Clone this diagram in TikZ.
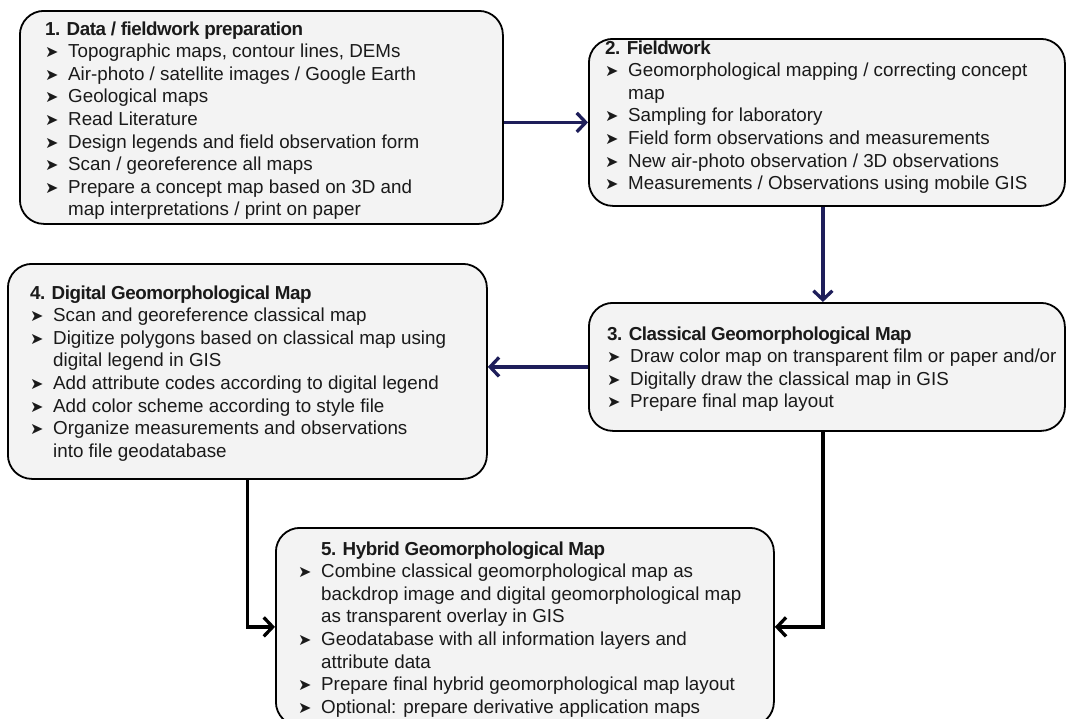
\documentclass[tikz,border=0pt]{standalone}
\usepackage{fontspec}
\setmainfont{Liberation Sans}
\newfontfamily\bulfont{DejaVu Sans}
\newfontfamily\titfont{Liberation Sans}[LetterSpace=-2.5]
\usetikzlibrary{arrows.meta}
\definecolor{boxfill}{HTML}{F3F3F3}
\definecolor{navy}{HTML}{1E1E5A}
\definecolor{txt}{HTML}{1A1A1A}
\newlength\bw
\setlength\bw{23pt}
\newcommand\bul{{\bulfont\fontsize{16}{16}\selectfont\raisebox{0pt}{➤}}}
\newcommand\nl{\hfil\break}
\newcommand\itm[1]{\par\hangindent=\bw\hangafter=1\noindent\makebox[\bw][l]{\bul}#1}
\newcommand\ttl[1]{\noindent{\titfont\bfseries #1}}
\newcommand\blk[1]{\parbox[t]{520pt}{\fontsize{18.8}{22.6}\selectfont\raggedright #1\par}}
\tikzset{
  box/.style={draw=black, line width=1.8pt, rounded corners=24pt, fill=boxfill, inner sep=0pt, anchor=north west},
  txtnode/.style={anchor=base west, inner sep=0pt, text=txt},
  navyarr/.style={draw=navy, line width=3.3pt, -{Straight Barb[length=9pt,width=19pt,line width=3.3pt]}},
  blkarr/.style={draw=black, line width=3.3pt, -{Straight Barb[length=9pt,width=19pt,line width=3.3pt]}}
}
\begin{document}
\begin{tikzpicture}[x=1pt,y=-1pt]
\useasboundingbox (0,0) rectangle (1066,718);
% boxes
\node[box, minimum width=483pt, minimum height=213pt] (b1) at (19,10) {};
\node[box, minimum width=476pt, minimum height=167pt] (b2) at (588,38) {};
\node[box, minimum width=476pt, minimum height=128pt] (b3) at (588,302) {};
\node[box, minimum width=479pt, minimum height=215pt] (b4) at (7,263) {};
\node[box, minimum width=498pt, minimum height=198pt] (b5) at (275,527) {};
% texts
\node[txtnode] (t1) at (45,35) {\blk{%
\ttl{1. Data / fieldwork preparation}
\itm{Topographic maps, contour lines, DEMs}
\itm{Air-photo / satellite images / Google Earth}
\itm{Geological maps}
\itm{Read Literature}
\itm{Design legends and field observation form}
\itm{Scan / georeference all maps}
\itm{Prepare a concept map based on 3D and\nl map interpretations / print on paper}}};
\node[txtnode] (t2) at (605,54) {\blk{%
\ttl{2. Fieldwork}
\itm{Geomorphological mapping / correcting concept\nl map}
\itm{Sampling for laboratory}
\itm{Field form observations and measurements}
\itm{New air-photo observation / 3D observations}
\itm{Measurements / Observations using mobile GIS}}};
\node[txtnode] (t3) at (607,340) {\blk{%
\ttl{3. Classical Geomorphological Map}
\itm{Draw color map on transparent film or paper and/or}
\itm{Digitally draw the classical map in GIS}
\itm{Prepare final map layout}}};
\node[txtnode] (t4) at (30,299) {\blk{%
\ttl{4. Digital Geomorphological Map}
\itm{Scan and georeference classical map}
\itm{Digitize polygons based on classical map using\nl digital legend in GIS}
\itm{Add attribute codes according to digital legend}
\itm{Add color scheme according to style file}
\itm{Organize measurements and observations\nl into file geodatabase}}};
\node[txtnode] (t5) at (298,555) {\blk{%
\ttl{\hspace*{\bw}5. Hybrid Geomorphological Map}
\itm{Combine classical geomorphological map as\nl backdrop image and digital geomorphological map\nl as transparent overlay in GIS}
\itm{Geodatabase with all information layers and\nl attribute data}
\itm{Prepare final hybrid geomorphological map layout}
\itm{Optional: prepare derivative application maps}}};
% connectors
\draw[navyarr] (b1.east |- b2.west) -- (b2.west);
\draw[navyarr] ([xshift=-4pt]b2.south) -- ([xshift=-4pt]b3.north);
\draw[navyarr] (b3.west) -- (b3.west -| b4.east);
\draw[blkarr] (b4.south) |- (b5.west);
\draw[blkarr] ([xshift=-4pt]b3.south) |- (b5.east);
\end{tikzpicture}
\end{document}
◆ ◆ ◆ ◆
▸ Challenge: Write out each line again precisely as it appears, skipping every picture.

▸ Task output:
Clone this diagram in TikZ.
\documentclass[tikz,border=0pt]{standalone}
\usepackage{fontspec}
\setmainfont{Liberation Sans}
\newfontfamily\bulfont{DejaVu Sans}
\newfontfamily\titfont{Liberation Sans}[LetterSpace=-2.5]
\usetikzlibrary{arrows.meta}
\definecolor{boxfill}{HTML}{F3F3F3}
\definecolor{navy}{HTML}{1E1E5A}
\definecolor{txt}{HTML}{1A1A1A}
\newlength\bw
\setlength\bw{23pt}
\newcommand\bul{{\bulfont\fontsize{16}{16}\selectfont\raisebox{0pt}{➤}}}
\newcommand\nl{\hfil\break}
\newcommand\itm[1]{\par\hangindent=\bw\hangafter=1\noindent\makebox[\bw][l]{\bul}#1}
\newcommand\ttl[1]{\noindent{\titfont\bfseries #1}}
\newcommand\blk[1]{\parbox[t]{520pt}{\fontsize{18.8}{22.6}\selectfont\raggedright #1\par}}
\tikzset{
  box/.style={draw=black, line width=1.8pt, rounded corners=24pt, fill=boxfill, inner sep=0pt, anchor=north west},
  txtnode/.style={anchor=base west, inner sep=0pt, text=txt},
  navyarr/.style={draw=navy, line width=3.3pt, -{Straight Barb[length=9pt,width=19pt,line width=3.3pt]}},
  blkarr/.style={draw=black, line width=3.3pt, -{Straight Barb[length=9pt,width=19pt,line width=3.3pt]}}
}
\begin{document}
\begin{tikzpicture}[x=1pt,y=-1pt]
\useasboundingbox (0,0) rectangle (1066,718);
% boxes
\node[box, minimum width=483pt, minimum height=213pt] (b1) at (19,10) {};
\node[box, minimum width=476pt, minimum height=167pt] (b2) at (588,38) {};
\node[box, minimum width=476pt, minimum height=128pt] (b3) at (588,302) {};
\node[box, minimum width=479pt, minimum height=215pt] (b4) at (7,263) {};
\node[box, minimum width=498pt, minimum height=198pt] (b5) at (275,527) {};
% texts
\node[txtnode] (t1) at (45,35) {\blk{%
\ttl{1. Data / fieldwork preparation}
\itm{Topographic maps, contour lines, DEMs}
\itm{Air-photo / satellite images / Google Earth}
\itm{Geological maps}
\itm{Read Literature}
\itm{Design legends and field observation form}
\itm{Scan / georeference all maps}
\itm{Prepare a concept map based on 3D and\nl map interpretations / print on paper}}};
\node[txtnode] (t2) at (605,54) {\blk{%
\ttl{2. Fieldwork}
\itm{Geomorphological mapping / correcting concept\nl map}
\itm{Sampling for laboratory}
\itm{Field form observations and measurements}
\itm{New air-photo observation / 3D observations}
\itm{Measurements / Observations using mobile GIS}}};
\node[txtnode] (t3) at (607,340) {\blk{%
\ttl{3. Classical Geomorphological Map}
\itm{Draw color map on transparent film or paper and/or}
\itm{Digitally draw the classical map in GIS}
\itm{Prepare final map layout}}};
\node[txtnode] (t4) at (30,299) {\blk{%
\ttl{4. Digital Geomorphological Map}
\itm{Scan and georeference classical map}
\itm{Digitize polygons based on classical map using\nl digital legend in GIS}
\itm{Add attribute codes according to digital legend}
\itm{Add color scheme according to style file}
\itm{Organize measurements and observations\nl into file geodatabase}}};
\node[txtnode] (t5) at (298,555) {\blk{%
\ttl{\hspace*{\bw}5. Hybrid Geomorphological Map}
\itm{Combine classical geomorphological map as\nl backdrop image and digital geomorphological map\nl as transparent overlay in GIS}
\itm{Geodatabase with all information layers and\nl attribute data}
\itm{Prepare final hybrid geomorphological map layout}
\itm{Optional: prepare derivative application maps}}};
% connectors
\draw[navyarr] (b1.east |- b2.west) -- (b2.west);
\draw[navyarr] ([xshift=-4pt]b2.south) -- ([xshift=-4pt]b3.north);
\draw[navyarr] (b3.west) -- (b3.west -| b4.east);
\draw[blkarr] (b4.south) |- (b5.west);
\draw[blkarr] ([xshift=-4pt]b3.south) |- (b5.east);
\end{tikzpicture}
\end{document}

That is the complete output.